Les conditions météorologiques sont très capricieuses de nos jours, et elles le seront encore plus d’ici 100 ans, en partie à cause de la fonte des nappes glaciaires du Groenland et de l’Antarctique, qui donnera lieu à des conditions extrêmes et à des températures imprévisibles partout sur la planète.
Pour la première fois, dans le cadre d’une étude publiée aujourd’hui dans la revue Nature, on a simulé les effets qu’aura la fonte des deux nappes glaciaires sur la température des océans, les modèles de circulation océanique et la température de l’air d’ici 2100 si les politiques climatiques actuelles demeurent inchangées.
Incidence sur la circulation océanique et sur la température de l’eau et de l’air
« Si les politiques gouvernementales mondiales ne changent pas, nous assisterons à un réchauffement de trois ou quatre degrés par rapport aux températures de l’ère préindustrielle, et une grande quantité d’eau de fonte provenant des nappes glaciaires du Groenland et de l’Antarctique se déversera dans tous les océans.
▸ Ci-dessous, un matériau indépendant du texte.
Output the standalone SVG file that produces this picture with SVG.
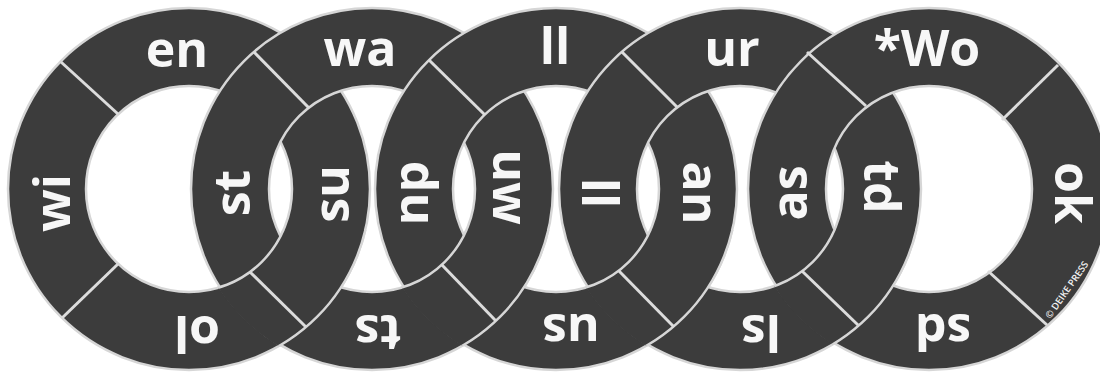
<svg xmlns="http://www.w3.org/2000/svg" xmlns:xlink="http://www.w3.org/1999/xlink" width="1107" height="376" viewBox="0 0 1107 376">
<style>
.band{fill:#3c3c3c}
.edge{fill:none;stroke:#d6d6d6;stroke-width:2.5}
.dv{stroke:#dcdcdc;stroke-width:3}
.t{font-family:"Open Sans","Liberation Sans",sans-serif;font-weight:700;font-size:50px;fill:#f7f7f7;text-anchor:middle}
.c{font-family:"Open Sans","Liberation Sans",sans-serif;font-weight:600;font-size:9.5px;fill:#f0f0f0;text-anchor:middle}
</style>
<defs>
<path id="ann" fill-rule="evenodd" d="M181,0A181,181 0 1,0 -181,0A181,181 0 1,0 181,0ZM103,0A103,103 0 1,0 -103,0A103,103 0 1,0 103,0Z"/>
<clipPath id="cb1"><path d="M193.7,230A183,183 0 0,0 550.3,230Z"/></clipPath>
<clipPath id="cb2"><path d="M377.7,230A183,183 0 0,0 734.3,230Z"/></clipPath>
<clipPath id="cb3"><path d="M561.7,230A183,183 0 0,0 918.3,230Z"/></clipPath>
<clipPath id="cb4"><path d="M750.7,230A183,183 0 0,0 1107.3,230Z"/></clipPath>
<clipPath id="crop5"><rect x="700" y="0" width="400" height="376"/></clipPath>
</defs>
<rect width="1107" height="376" fill="#ffffff"/>

<g id="ring1">
<use xlink:href="#ann" class="band" transform="translate(189,189)"/>
<use xlink:href="#ann" class="edge" transform="translate(189,189)"/>
<line class="dv" x1="118" y1="114" x2="61" y2="62"/>
<line class="dv" x1="118" y1="264" x2="62" y2="318"/>
<line class="dv" x1="262" y1="116" x2="317" y2="61"/>
<line class="dv" x1="250" y1="272" x2="306" y2="327"/>
<text class="t" x="177" y="67">en</text>
<text class="t" transform="translate(70,203) rotate(-90)">wi</text>
<text class="t" transform="translate(349,194) rotate(-90)">su</text>
<text class="t" transform="translate(197,316) rotate(180)">ol</text>
</g>

<g id="ring2">
<use xlink:href="#ann" class="band" transform="translate(372,189)"/>
<use xlink:href="#ann" class="edge" transform="translate(372,189)"/>
<line class="dv" x1="309" y1="108" x2="254" y2="52"/>
<line class="dv" x1="299" y1="262" x2="244" y2="317"/>
<line class="dv" x1="445" y1="116" x2="500" y2="61"/>
<line class="dv" x1="442" y1="265" x2="496" y2="321"/>
<text class="t" x="360" y="66">wa</text>
<text class="t" transform="translate(250,193) rotate(-90)">st</text>
<text class="t" transform="translate(493,187) rotate(90)">uw</text>
<text class="t" transform="translate(378,315) rotate(180)">ts</text>
</g>

<g id="ring3">
<use xlink:href="#ann" class="band" transform="translate(556,189)"/>
<use xlink:href="#ann" class="edge" transform="translate(556,189)"/>
<line class="dv" x1="485" y1="115" x2="429" y2="60"/>
<line class="dv" x1="483" y1="262" x2="428" y2="317"/>
<line class="dv" x1="629" y1="116" x2="684" y2="61"/>
<line class="dv" x1="619" y1="271" x2="674" y2="327"/>
<text class="t" x="555" y="64">ll</text>
<text class="t" transform="translate(401,193) rotate(90)">du</text>
<text class="t" transform="translate(683,193) rotate(90)">an</text>
<text class="t" transform="translate(571,314) rotate(180)">us</text>
</g>

<g id="ring4">
<use xlink:href="#ann" class="band" transform="translate(740,189)"/>
<use xlink:href="#ann" class="edge" transform="translate(740,189)"/>
<line class="dv" x1="677" y1="107" x2="622" y2="52"/>
<line class="dv" x1="667" y1="262" x2="612" y2="317"/>
<line class="dv" x1="813" y1="116" x2="868" y2="61"/>
<line class="dv" x1="802" y1="271" x2="858" y2="325"/>
<text class="t" x="732" y="66">ur</text>
<text class="t" transform="translate(620,193) rotate(-90)">ll</text>
<text class="t" transform="translate(864,187) rotate(90)">td</text>
<text class="t" transform="translate(761,315) rotate(180)">ls</text>
</g>

<g id="ring5">
<g clip-path="url(#crop5)">
<use xlink:href="#ann" class="band" transform="translate(929,189)"/>
<use xlink:href="#ann" class="edge" transform="translate(929,189)"/>
</g>
<line class="dv" x1="866" y1="106" x2="807" y2="52"/>
<line class="dv" x1="856" y1="262" x2="801" y2="317"/>
<line class="dv" x1="1002" y1="120" x2="1058" y2="65"/>
<line class="dv" x1="988" y1="271" x2="1047" y2="325"/>
<text class="t" x="927" y="66">*Wo</text>
<text class="t" transform="translate(807,193) rotate(-90)">as</text>
<text class="t" transform="translate(1055,193) rotate(90)">ok</text>
<text class="t" transform="translate(943,314) rotate(180)">sd</text>
<text class="c" transform="translate(1067,290) rotate(-55)" y="3">© DEIKE PRESS</text>
</g>

<g id="connectors">
<g clip-path="url(#cb1)">
<use xlink:href="#ann" class="band" transform="translate(189,189)"/>
<use xlink:href="#ann" class="edge" transform="translate(189,189)"/>
<line class="dv" x1="250" y1="272" x2="306" y2="327"/>
</g>
<g clip-path="url(#cb2)">
<use xlink:href="#ann" class="band" transform="translate(372,189)"/>
<use xlink:href="#ann" class="edge" transform="translate(372,189)"/>
<line class="dv" x1="442" y1="265" x2="496" y2="321"/>
</g>
<g clip-path="url(#cb3)">
<use xlink:href="#ann" class="band" transform="translate(556,189)"/>
<use xlink:href="#ann" class="edge" transform="translate(556,189)"/>
<line class="dv" x1="619" y1="271" x2="674" y2="327"/>
</g>
<g clip-path="url(#cb4)">
<use xlink:href="#ann" class="band" transform="translate(740,189)"/>
<use xlink:href="#ann" class="edge" transform="translate(740,189)"/>
<line class="dv" x1="802" y1="271" x2="858" y2="325"/>
</g>
</g>
</svg>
D’après nos modèles, cette eau de fonte perturbera grandement les courants océaniques et modifiera les niveaux de réchauffement partout dans le monde », explique le professeur agrégé Nick Golledge du Centre de recherche sur l’Antarctique de l’Université Victoria de Wellington, en Nouvelle Zélande. Cet expert a dirigé une équipe de recherche internationale composée de scientifiques du Canada, de la Nouvelle-Zélande, du Royaume-Uni, de l’Allemagne et des États-Unis.
Les chercheurs ont combiné des simulations extrêmement détaillées des conséquences complexes de la fonte sur le climat à des observations par satellite de changements récents subis par les nappes glaciaires. Ainsi, ils ont réussi à prédire de façon très précise et très fiable ce qui se produira si les politiques climatiques actuelles demeurent inchangées.
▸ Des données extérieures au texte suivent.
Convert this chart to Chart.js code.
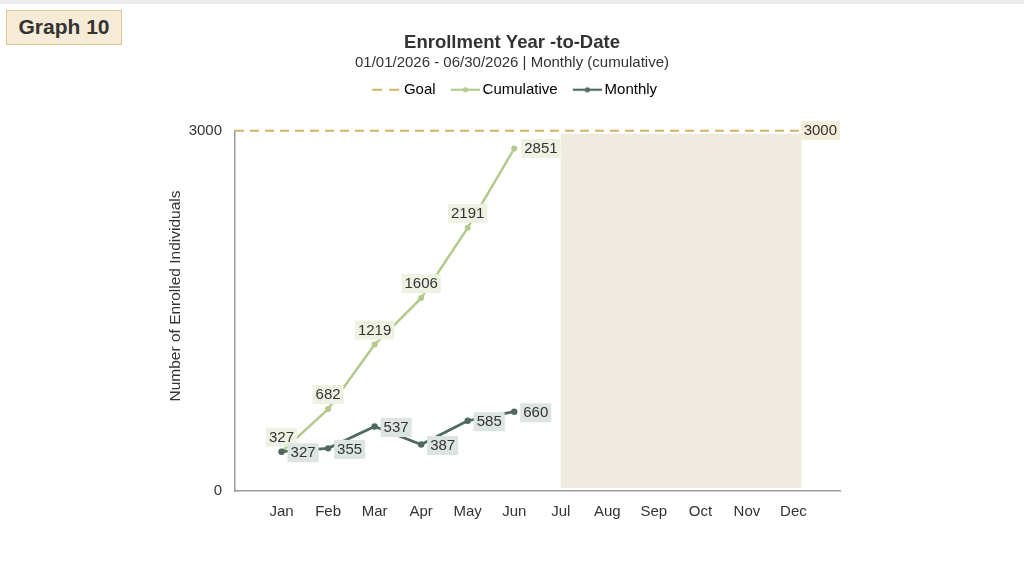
<!DOCTYPE html>
<html><head><meta charset="utf-8">
<script src="https://cdn.jsdelivr.net/npm/chart.js@4.4.1/dist/chart.umd.min.js"></script>
<style>
html,body{margin:0;padding:0;background:#fff;}
body{width:1024px;height:582px;overflow:hidden;position:relative;font-family:"Liberation Sans",Arial,sans-serif;}
#topbar{position:absolute;left:0;top:0;width:1024px;height:4px;background:#ececec;}
#badge{position:absolute;left:6px;top:10px;width:116px;height:35px;background:#f5ebd7;border:1px solid #dcc592;box-sizing:border-box;font-weight:bold;font-size:21px;color:#333;line-height:32px;text-align:center;}
#wrap{position:absolute;left:0;top:0;width:1024px;height:582px;}
</style></head>
<body>
<div id="topbar"></div>
<div id="wrap"><canvas id="c" width="1024" height="582"></canvas></div>
<div id="badge">Graph 10</div>
<script>
const months = ['Jan','Feb','Mar','Apr','May','Jun','Jul','Aug','Sep','Oct','Nov','Dec'];
const cumulative = [327, 682, 1219, 1606, 2191, 2851];
const monthly = [327, 355, 537, 387, 585, 660];
const goal = 3000;
const yTicks = [0, 3000];
const forecastFrom = 'Jul';
const legendNames = ['Goal', 'Cumulative', 'Monthly'];

const FONT = '"Liberation Sans", Arial, sans-serif';
const C_GOAL = '#d5b262', C_CUM = '#b4ca8c', C_MON = '#4f6a62';
const BG_CUM = '#eef2e3', BG_MON = '#dde4e4', BG_GOAL = '#f4eddb', SHADE = '#efebe1';

function icon(color, dashed, dot) {
  const W = 39, iw = 29;
  const c = document.createElement('canvas'); c.width = W; c.height = 10;
  const g = c.getContext('2d');
  g.strokeStyle = color; g.lineWidth = 2.2;
  if (dashed) g.setLineDash([10, 7]);
  g.beginPath(); g.moveTo(W - iw, 5); g.lineTo(W, 5); g.stroke();
  if (dot) { g.fillStyle = color; g.beginPath(); g.arc(W - iw / 2, 5, 2.6, 0, Math.PI * 2); g.fill(); }
  return c;
}
const icons = [icon(C_GOAL, true, false), icon(C_CUM, false, true), icon(C_MON, false, true)];

const pts = arr => arr.map((v, i) => ({x: i + 1, y: v}));

function box(ctx, text, cx, cy, bg) {
  ctx.font = '15px ' + FONT;
  const w = ctx.measureText(text).width + 6, h = 19;
  ctx.fillStyle = bg;
  ctx.fillRect(cx - w / 2, cy - h / 2, w, h);
  ctx.fillStyle = '#333';
  ctx.textAlign = 'center'; ctx.textBaseline = 'middle';
  ctx.fillText(text, cx, cy + 0.5);
  return w;
}

const overlay = {
  id: 'overlay',
  beforeDatasetsDraw(chart) {
    const {ctx, chartArea: a, scales: {x, y}} = chart;
    ctx.save();
    ctx.font = '15px ' + FONT;
    const gy = y.getPixelForValue(goal);
    const lw = ctx.measureText(String(goal)).width + 6;
    const labLeft = a.right - lw;
    const sx = x.getPixelForValue(months.indexOf(forecastFrom) + 1);
    ctx.fillStyle = SHADE;
    ctx.fillRect(sx, gy + 3, labLeft + 1 - sx, y.getPixelForValue(0) - 3 - (gy + 3));
    ctx.strokeStyle = C_GOAL; ctx.lineWidth = 2; ctx.setLineDash([9, 6]);
    ctx.beginPath(); ctx.moveTo(a.left, gy); ctx.lineTo(labLeft, gy); ctx.stroke();
    ctx.setLineDash([]);
    box(ctx, String(goal), labLeft + lw / 2, gy, BG_GOAL);
    ctx.restore();
  },
  afterDatasetsDraw(chart) {
    const {ctx} = chart;
    ctx.save();
    ctx.font = '15px ' + FONT;
    const mc = chart.getDatasetMeta(0), mm = chart.getDatasetMeta(1);
    cumulative.forEach((v, i) => {
      const p = mc.data[i];
      const t = String(v);
      const w = ctx.measureText(t).width + 6;
      if (i === cumulative.length - 1) box(ctx, t, p.x + 7 + w / 2, p.y, BG_CUM);
      else box(ctx, t, p.x, p.y - 5 - 9.5, BG_CUM);
    });
    monthly.forEach((v, i) => {
      const p = mm.data[i];
      const t = String(v);
      const w = ctx.measureText(t).width + 6;
      box(ctx, t, p.x + 6 + w / 2, p.y + 1, BG_MON);
    });
    ctx.restore();
  },
  afterDraw(chart) {
    const {ctx} = chart;
    ctx.save();
    ctx.translate(176, 296);
    ctx.rotate(-Math.PI / 2);
    ctx.font = '15.5px ' + FONT;
    ctx.fillStyle = '#333';
    ctx.textAlign = 'center'; ctx.textBaseline = 'middle';
    ctx.fillText('Number of Enrolled Individuals', 0, 0);
    ctx.restore();
  }
};

new Chart(document.getElementById('c'), {
  type: 'line',
  data: {
    datasets: [
      {label: legendNames[1], data: pts(cumulative), borderColor: C_CUM, backgroundColor: C_CUM,
       borderWidth: 2.5, pointRadius: 3, pointBorderWidth: 0, tension: 0, order: 2},
      {label: legendNames[2], data: pts(monthly), borderColor: C_MON, backgroundColor: C_MON,
       borderWidth: 2.8, pointRadius: 3.2, pointBorderWidth: 0, tension: 0, order: 1}
    ]
  },
  options: {
    responsive: false,
    animation: false,
    events: [],
    layout: {padding: 0},
    plugins: {
      tooltip: {enabled: false},
      title: {display: true, text: 'Enrollment Year -to-Date', color: '#333',
              font: {family: FONT, size: 18.5, weight: 'bold'}, padding: {top: 32, bottom: 0}},
      subtitle: {display: true, text: '01/01/2026 - 06/30/2026 | Monthly (cumulative)', color: '#333',
                 font: {family: FONT, size: 15}, padding: {top: 0, bottom: 0}},
      legend: {
        display: true, position: 'top',
        labels: {
          usePointStyle: true, pointStyleWidth: 29.5, padding: 10, color: '#555',
          font: {family: FONT, size: 15},
          generateLabels: () => legendNames.map((n, i) => ({
            text: n, pointStyle: icons[i], fillStyle: 'transparent', strokeStyle: 'transparent',
            lineWidth: 0, hidden: false, datasetIndex: i
          }))
        }
      }
    },
    scales: {
      x: {
        type: 'linear', position: 'bottom', min: 0, max: 13,
        grid: {display: false},
        border: {display: true, color: '#9a9a9a', width: 1.5},
        ticks: {stepSize: 1, autoSkip: false, maxRotation: 0, padding: 4, color: '#333',
                font: {family: FONT, size: 15},
                callback: v => months[v - 1] || ''},
        afterFit: s => { s.height = 91; }
      },
      xTop: {
        type: 'linear', position: 'top', display: true,
        grid: {display: false}, border: {display: false}, ticks: {display: false},
        afterFit: s => { s.height = 23.5; }
      },
      y: {
        type: 'linear', position: 'left', min: 0, max: 3000,
        grid: {display: false},
        border: {display: true, color: '#9a9a9a', width: 1.5},
        afterBuildTicks: s => { s.ticks = yTicks.map(v => ({value: v})); },
        ticks: {padding: 5, color: '#333', font: {family: FONT, size: 15},
                callback: v => String(v)},
        afterFit: s => { s.width = 235; }
      },
      yRight: {
        type: 'linear', position: 'right', display: true,
        grid: {display: false}, border: {display: false}, ticks: {display: false},
        afterFit: s => { s.width = 184; }
      }
    }
  },
  plugins: [overlay]
});
</script>
</body></html>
Réchauffement dans l’est du Canada et refroidissement dans le nord-ouest de l’Europe
La Pre Natalya Gomez, du Département des sciences de la Terre et des planètes de l’Université McGill, a participé à l’étude en modélisant l’effet prévu de la fonte des nappes glaciaires sur les niveaux d’eau partout dans le monde. D’après les simulations, l’augmentation la plus rapide du niveau de la mer devrait survenir entre 2065 et 2075. La fonte des nappes glaciaires modifiera la température de l’eau et les modèles de circulation océanique, ce qui aura des répercussions sur la température de l’air et créera une boucle de rétroaction complexe mettant en jeu la glace, les océans et l’air.
« Le niveau de l’eau ne montera pas comme dans une baignoire, précise la Pre Gomez. Dans certaines parties du monde, comme dans les îles du Pacifique, l’augmentation sera importante, alors que près des nappes glaciaires, le niveau de la mer baissera. »
Toutefois, l’impact de la fonte des nappes glaciaires va bien au-delà de la variation du niveau de la mer. En entrant dans les océans, comme dans l’Atlantique Nord, l’eau de fonte plus chaude aura pour effet d’affaiblir grandement de grands courants océaniques. Ce sera notamment le cas du Gulf Stream. L’air se réchauffera dans le Haut-Arctique, dans l’est du Canada et en Amérique centrale et se refroidira dans le nord-ouest de l’Europe, de l’autre côté de l’Atlantique.
De nouvelles données au service des futures politiques climatiques
Selon les chercheurs, les politiques climatiques découlant de l’Accord de Paris ne tiennent pas compte de tous les effets potentiels de la fonte des nappes glaciaires.
« Nous assistons déjà à une hausse du niveau de la mer attribuable à la fonte des nappes glaciaires, et cette montée des eaux s’est d’ailleurs accélérée au cours des dernières années. Nos nouvelles expériences indiquent que cette tendance se maintiendra dans une certaine mesure même si le climat de la Terre se stabilise. Elles montrent également que si nous réduisons nettement les émissions, nous pourrons limiter les répercussions », ajoute le Pr Golledge.
L'article « Global environmental consequences of 21st century ice sheet melt », par Nicholas Golledge et coll., a été publié dans la revue Nature. La recherche a été financée par la NASA, la Société royale de Nouvelle-Zélande, le Centre de recherche sur l'Antarctique, le ministère des Entreprises, de l'Innovation et de l'Emploi de la Nouvelle-Zélande, la Fondation allemande pour la recherche et le Programme sur la glaciologie de l'Antarctique de la Fondation nationale pour la science.